More recently, a TV miniseries, directed by Jonathan Kaplan and starring Anthony Edwards (Dick Hickock) and Eric Roberts (Perry Smith), aired on US tv in 1996.

CAPOTE FACTS:

*Capote grew up in a small town in Alabama, next door to Harper Lee whose famous book ‘To Kill A Mockingbird’ has a character based on him.

*Capote was hired as a copy boy at The New Yorker when still in his teens.

*Capote considered Bob Dylan an unspeakable phony and said of Kerouac’s work: ‘That’s not writing, that’s type-writing.’

*Capote died in the Los Angeles home of Joanne Carson, one of Johnny's ex-wives, on August 25th 1984.
The official cause of death was liver diseas but he had likely overdosed on drugs including Valium, codeine and barbiturates. (Tim Engle, Kansas City Star)

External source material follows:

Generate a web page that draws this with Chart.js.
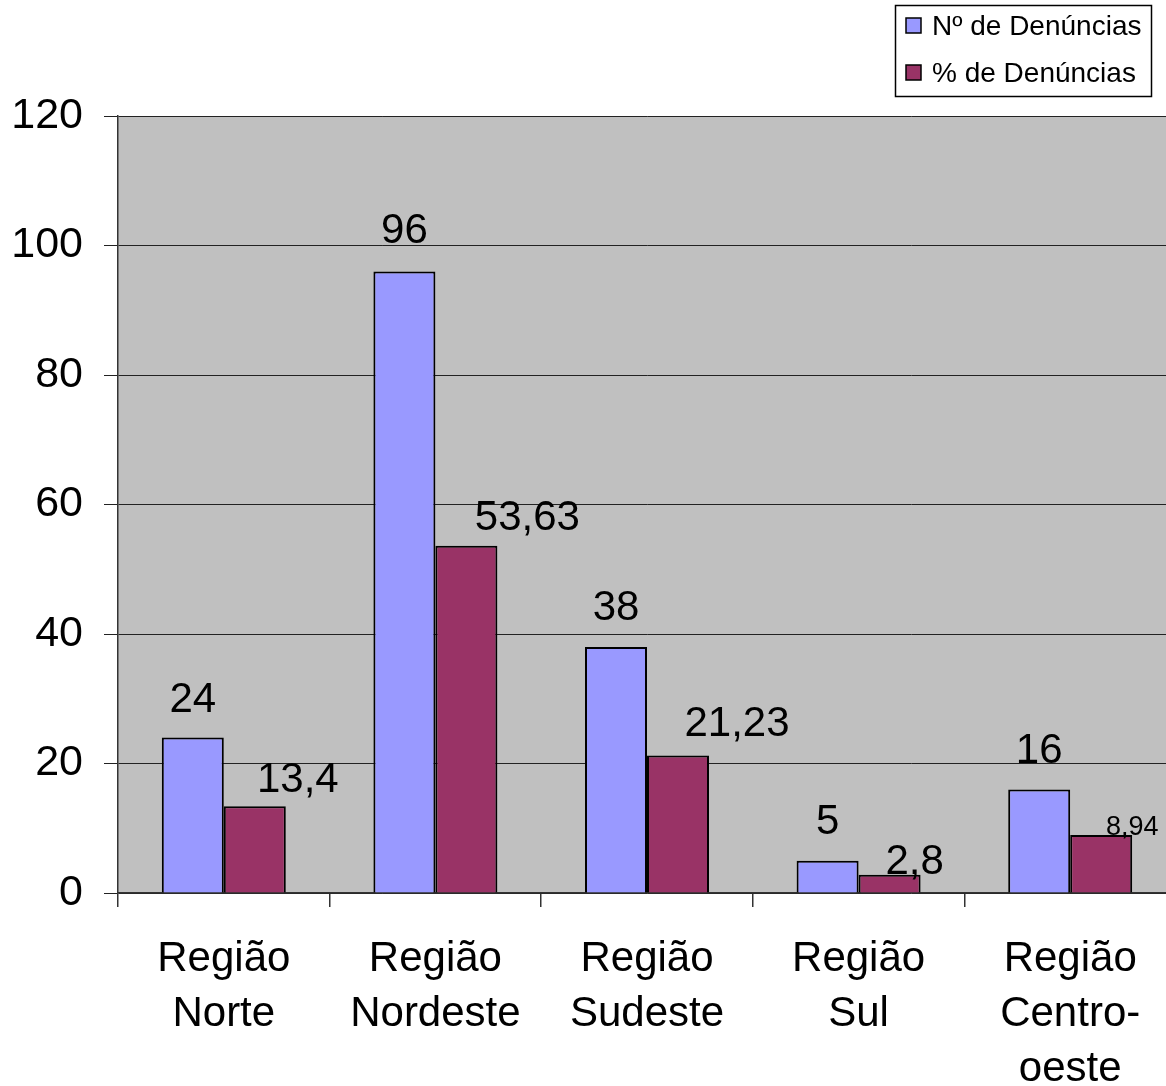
<!DOCTYPE html>
<html>
<head>
<meta charset="utf-8">
<script src="https://cdn.jsdelivr.net/npm/chart.js@4.4.1/dist/chart.umd.min.js"></script>
<style>
  html, body { margin: 0; padding: 0; background: #fff; overflow: hidden; }
  #clip { width: 1166px; height: 1086px; overflow: hidden; position: relative; }
  #wrap { width: 1177px; height: 1086px; position: absolute; left: 0; top: 0; }
</style>
</head>
<body>
<div id="clip"><div id="wrap"><canvas id="c"></canvas></div></div>
<script>
// ---- data ----
const categories = [
  ["Região", "Norte"],
  ["Região", "Nordeste"],
  ["Região", "Sudeste"],
  ["Região", "Sul"],
  ["Região", "Centro-", "oeste"]
];
const seriesNames = ["Nº de Denúncias", "% de Denúncias"];
const numDenuncias = [24, 96, 38, 5, 16];
const pctDenuncias = [13.4, 53.63, 21.23, 2.8, 8.94];
const yMin = 0, yMax = 120, yStep = 20;

const FONT = "'Liberation Sans', Arial, Helvetica, sans-serif";

const plotBg = {
  id: 'plotBg',
  beforeDraw(chart) {
    const {ctx, chartArea: a} = chart;
    ctx.save();
    ctx.fillStyle = '#C0C0C0';
    ctx.fillRect(a.left, a.top, a.right - a.left, a.bottom - a.top);
    ctx.restore();
  }
};

const valueLabels = {
  id: 'valueLabels',
  afterDatasetsDraw(chart, args, opts) {
    const ctx = chart.ctx;
    ctx.save();
    ctx.fillStyle = '#000';
    ctx.textAlign = 'center';
    ctx.textBaseline = 'alphabetic';
    chart.data.datasets.forEach((ds, di) => {
      const meta = chart.getDatasetMeta(di);
      const o = opts.offsets[di];
      meta.data.forEach((bar, i) => {
        const size = o.size[i];
        ctx.font = size + 'px ' + FONT;
        const txt = String(ds.data[i]).replace('.', ',');
        const cy = bar.y - o.dy[i];
        ctx.fillText(txt, bar.x + o.dx[i], cy + 0.358 * size);
      });
    });
    ctx.restore();
  }
};

const boxLegend = {
  id: 'boxLegend',
  afterDraw(chart) {
    const ctx = chart.ctx;
    ctx.save();
    ctx.fillStyle = '#fff';
    ctx.fillRect(895, 5, 257, 92);
    ctx.strokeStyle = '#000';
    ctx.lineWidth = 1.5;
    ctx.strokeRect(895.5, 5.5, 256, 91);
    const rows = [25, 72];
    ctx.font = '28px ' + FONT;
    ctx.textAlign = 'left';
    ctx.textBaseline = 'alphabetic';
    chart.data.datasets.forEach((ds, i) => {
      const y = rows[i];
      ctx.fillStyle = ds.backgroundColor;
      ctx.fillRect(906, y - 7, 15, 15);
      ctx.strokeStyle = '#000';
      ctx.lineWidth = 1.5;
      ctx.strokeRect(906, y - 7, 15, 15);
      ctx.fillStyle = '#000';
      ctx.fillText(ds.label, 932, y + 10);
    });
    ctx.restore();
  }
};

new Chart(document.getElementById('c'), {
  type: 'bar',
  data: {
    labels: categories,
    datasets: [
      { label: seriesNames[0], data: numDenuncias, backgroundColor: '#9999FF',
        borderColor: '#000', borderWidth: 2 },
      { label: seriesNames[1], data: pctDenuncias, backgroundColor: '#993366',
        borderColor: '#000', borderWidth: 2 }
    ]
  },
  options: {
    responsive: true,
    maintainAspectRatio: false,
    animation: false,
    devicePixelRatio: 1,
    layout: { padding: { top: 116, right: 1, left: 0, bottom: 0 } },
    datasets: { bar: { categoryPercentage: 0.586, barPercentage: 1.0 } },
    plugins: {
      legend: { display: false },
      tooltip: { enabled: false },
      valueLabels: {
        offsets: [
          { dx: [0, 0, 0, 0, 0], dy: [41, 43, 42, 42, 41], size: [42, 42, 42, 42, 42] },
          { dx: [43, 61, 59, 25, 31], dy: [29, 31, 35, 16, 10], size: [42, 42, 42, 42, 27] }
        ]
      }
    },
    scales: {
      x: {
        offset: true,
        grid: { display: true, drawOnChartArea: false, drawTicks: true, tickLength: 14,
                color: '#333', lineWidth: 1.5, offset: true },
        border: { display: true, color: '#333', width: 1.5 },
        ticks: { color: '#000', font: { family: FONT, size: 42, lineHeight: 1.31 },
                 padding: 25, maxRotation: 0, autoSkip: false },
        afterFit(scale) { scale.height = 193; }
      },
      y: {
        min: yMin, max: yMax,
        ticks: { stepSize: yStep, color: '#000', font: { family: FONT, size: 43 }, padding: 21 },
        grid: { color: '#222', lineWidth: 1, tickLength: 14, drawTicks: true },
        border: { display: true, color: '#333', width: 1.5 },
        afterFit(scale) { scale.width = 118; }
      }
    }
  },
  plugins: [plotBg, valueLabels, boxLegend]
});
</script>
</body>
</html>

*In an interview with the novelist Edmund White (‘Sweating Mirrors’/After Dark, Sept 1980.) he says that he thinks the most perfect story in his collection ‘Music for Chameleons’ was ‘Then It All Came Down’, which records the visit he made to Robert Beausoleil in prison, ‘the mystery man in the Charles Manson cult.’ [The hired photographer, whose entrance is recorded in White’s reportage, was Robert Mapplethorpe]

*In ‘Tru Grit’ [Vanity Fair /October 2005] James Wolcott says of Capote that he 'looked and sounded like a stunted child – or a hermaphrodite.’ Capote said of himself: ‘I’m about as short as a shot-gun and just as noisy.’

* Capote was, incidentally, forever peeved that this book was overlooked for a Pulitzer Prize which was awarded, a couple of years later, to Norman Mailer’s ‘The Armies of the Night,’ a book which also won the National Book Award. Capote was furious: ‘Norman Mailer, who told me that what I was doing with ‘In Cold Blood’ was stupid and who then sits down and does a complete ripoff.’